_Stated goal_.
Go through the data below and copy it exactly, skipping every picture.

════════════════════

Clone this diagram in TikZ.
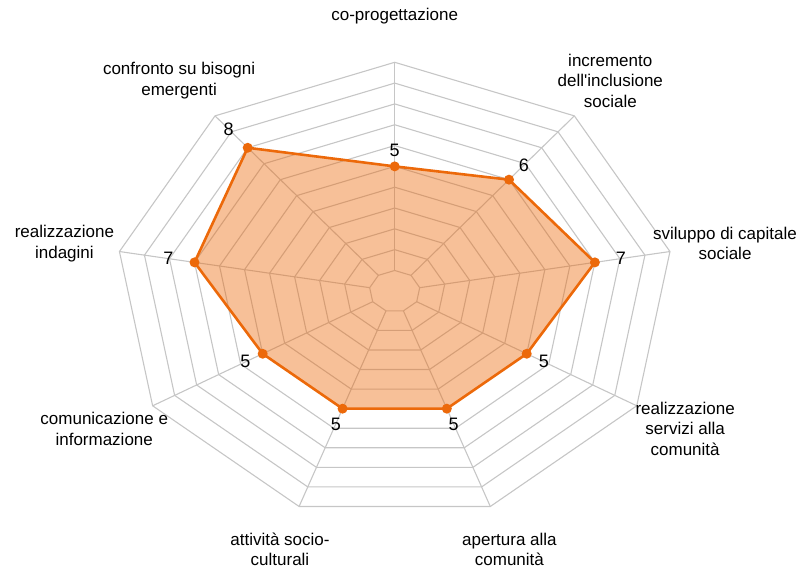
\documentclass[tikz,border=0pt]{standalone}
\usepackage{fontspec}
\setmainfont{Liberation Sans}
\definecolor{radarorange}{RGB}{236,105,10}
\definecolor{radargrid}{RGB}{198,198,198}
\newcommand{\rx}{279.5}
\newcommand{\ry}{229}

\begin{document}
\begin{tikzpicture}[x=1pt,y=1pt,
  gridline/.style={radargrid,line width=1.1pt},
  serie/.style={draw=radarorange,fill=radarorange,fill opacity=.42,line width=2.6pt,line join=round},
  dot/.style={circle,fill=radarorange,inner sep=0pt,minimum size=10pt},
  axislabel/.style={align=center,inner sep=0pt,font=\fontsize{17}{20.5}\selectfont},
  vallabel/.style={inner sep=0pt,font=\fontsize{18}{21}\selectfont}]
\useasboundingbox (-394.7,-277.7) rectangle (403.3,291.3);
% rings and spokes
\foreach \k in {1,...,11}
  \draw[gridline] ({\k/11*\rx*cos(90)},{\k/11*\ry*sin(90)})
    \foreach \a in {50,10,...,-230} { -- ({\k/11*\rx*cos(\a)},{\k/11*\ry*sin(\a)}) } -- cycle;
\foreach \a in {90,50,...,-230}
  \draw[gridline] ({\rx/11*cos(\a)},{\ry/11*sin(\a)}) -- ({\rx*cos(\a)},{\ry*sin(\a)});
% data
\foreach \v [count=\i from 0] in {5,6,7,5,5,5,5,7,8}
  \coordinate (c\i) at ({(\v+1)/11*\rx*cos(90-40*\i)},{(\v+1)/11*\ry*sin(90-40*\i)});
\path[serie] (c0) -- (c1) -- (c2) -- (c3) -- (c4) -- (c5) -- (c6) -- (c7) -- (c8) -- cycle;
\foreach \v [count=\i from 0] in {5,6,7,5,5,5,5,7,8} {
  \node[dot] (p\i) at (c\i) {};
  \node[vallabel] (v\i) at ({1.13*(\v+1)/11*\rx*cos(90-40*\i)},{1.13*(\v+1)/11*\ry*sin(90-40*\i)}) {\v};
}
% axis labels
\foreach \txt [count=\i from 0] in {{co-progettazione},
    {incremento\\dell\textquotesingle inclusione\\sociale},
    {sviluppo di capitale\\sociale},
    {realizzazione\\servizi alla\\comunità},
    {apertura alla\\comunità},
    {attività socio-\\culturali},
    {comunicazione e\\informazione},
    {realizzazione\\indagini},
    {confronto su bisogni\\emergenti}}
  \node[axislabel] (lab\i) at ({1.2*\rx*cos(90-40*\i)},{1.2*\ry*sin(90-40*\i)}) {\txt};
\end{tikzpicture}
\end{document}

════════════════════

_Answer_.
Clone this diagram in TikZ.
\documentclass[tikz,border=0pt]{standalone}
\usepackage{fontspec}
\setmainfont{Liberation Sans}
\definecolor{radarorange}{RGB}{236,105,10}
\definecolor{radargrid}{RGB}{198,198,198}
\newcommand{\rx}{279.5}
\newcommand{\ry}{229}

\begin{document}
\begin{tikzpicture}[x=1pt,y=1pt,
  gridline/.style={radargrid,line width=1.1pt},
  serie/.style={draw=radarorange,fill=radarorange,fill opacity=.42,line width=2.6pt,line join=round},
  dot/.style={circle,fill=radarorange,inner sep=0pt,minimum size=10pt},
  axislabel/.style={align=center,inner sep=0pt,font=\fontsize{17}{20.5}\selectfont},
  vallabel/.style={inner sep=0pt,font=\fontsize{18}{21}\selectfont}]
\useasboundingbox (-394.7,-277.7) rectangle (403.3,291.3);
% rings and spokes
\foreach \k in {1,...,11}
  \draw[gridline] ({\k/11*\rx*cos(90)},{\k/11*\ry*sin(90)})
    \foreach \a in {50,10,...,-230} { -- ({\k/11*\rx*cos(\a)},{\k/11*\ry*sin(\a)}) } -- cycle;
\foreach \a in {90,50,...,-230}
  \draw[gridline] ({\rx/11*cos(\a)},{\ry/11*sin(\a)}) -- ({\rx*cos(\a)},{\ry*sin(\a)});
% data
\foreach \v [count=\i from 0] in {5,6,7,5,5,5,5,7,8}
  \coordinate (c\i) at ({(\v+1)/11*\rx*cos(90-40*\i)},{(\v+1)/11*\ry*sin(90-40*\i)});
\path[serie] (c0) -- (c1) -- (c2) -- (c3) -- (c4) -- (c5) -- (c6) -- (c7) -- (c8) -- cycle;
\foreach \v [count=\i from 0] in {5,6,7,5,5,5,5,7,8} {
  \node[dot] (p\i) at (c\i) {};
  \node[vallabel] (v\i) at ({1.13*(\v+1)/11*\rx*cos(90-40*\i)},{1.13*(\v+1)/11*\ry*sin(90-40*\i)}) {\v};
}
% axis labels
\foreach \txt [count=\i from 0] in {{co-progettazione},
    {incremento\\dell\textquotesingle inclusione\\sociale},
    {sviluppo di capitale\\sociale},
    {realizzazione\\servizi alla\\comunità},
    {apertura alla\\comunità},
    {attività socio-\\culturali},
    {comunicazione e\\informazione},
    {realizzazione\\indagini},
    {confronto su bisogni\\emergenti}}
  \node[axislabel] (lab\i) at ({1.2*\rx*cos(90-40*\i)},{1.2*\ry*sin(90-40*\i)}) {\txt};
\end{tikzpicture}
\end{document}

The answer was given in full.